President Barack Obama on Thursday commuted the sentences of eight federal inmates who were convicted of crack cocaine offenses, greatly expanding his use of the presidential clemency power to help those incarcerated because of harsh drug laws.
In a statement, Obama said they'd been sentenced under an "unfair system." In 2011, Congress passed a law that effectively reduced the federal government's mandatory penalties for people convicted of crack offenses, but commuting the sentences represents the first time the reform has been applied to those convicted before it was adopted. "If they had been sentenced under the current law, many of them would have already served their time and paid their debt to society," Obama explained in the statement.
Three of the inmates -- Reynolds Wintersmith Jr., Clarence Aaron and Stephanie George -- were featured in a recent report by the American Civil Liberties Union about the thousands of people serving life in prison for nonviolent offenses. The report, which received attention from a range of media outlets, including The Huffington Post, revealed that more than 3,000 inmates were serving life without parole for drug, property and other nonviolent crimes as of 2012, comprising about 6 percent of the total life-without-parole population.
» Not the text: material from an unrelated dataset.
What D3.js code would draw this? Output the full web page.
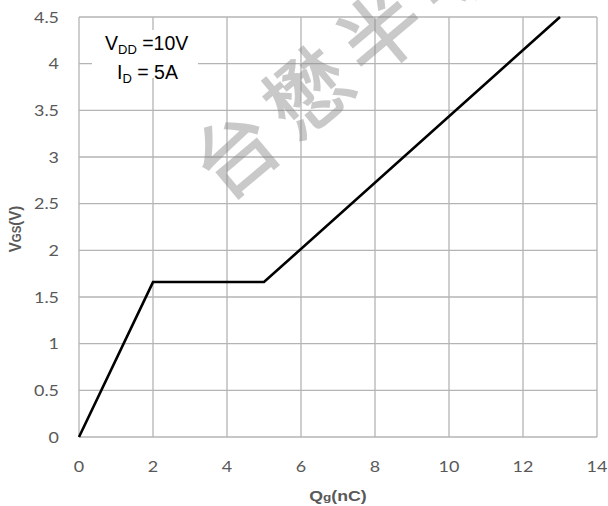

Reynolds Wintersmith Jr., 39, has spent half of his life in prison, according to the report. He was arrested at 19 for dealing drugs and declined a plea offer of 10 years, choosing to go to trial. He was a street dealer, but opened himself up to the life-without-parole sentence because he was held accountable for the entire amount of cocaine sold as part of a conspiracy in which he had a small role.
Clarence Aaron, 43, was sentenced to three life-without-parole sentences as a college student for playing a minor role in two large, planned drug deals. He wouldn't testify against his co-conspirators, but they testified against him and received reduced sentences.
Stephanie Yvette George, 43, was sentenced to life in prison without parole at age 26 after the father of one of her children used her attic to store drugs and cash. The harshness of the sentence was due, in part, to prior convictions for selling small amounts of crack. Though George said she didn't know the drugs were hidden in her home, six cooperating witnesses testified that she was paid to store cocaine.
Prior to Thursday, Obama had pardoned only 11 people for drug crimes, and had used his powers of clemency to provide relief to just 40 people in all -- fewer than any other modern president. In recent months, his administration has portrayed the country's tough drug policies as unjust, but his decision to commute these sentences may be the most significant step to curtail the war on drugs. In addition to the eight people convicted of crack offenses, he also pardoned 13 others for various crimes.
Vanita Gupta, the deputy legal director of the ACLU, called the decision an "incredibly important development."
"The president took the enormous step of giving hope and new life to people who were doomed to die behind bars for nonviolent offenses," she said. "Of course, we know there are thousands who are in similar situations in prison, and so now we really need to do the work to change the laws around the country to prevent these sorts of extreme sentences from taking place on our soil."
CORRECTION: An earlier version of this article misstated that the president had commuted the sentences of only 11 drug offenders prior to Thursday; that is in fact the previous number of pardons granted to drug offenders.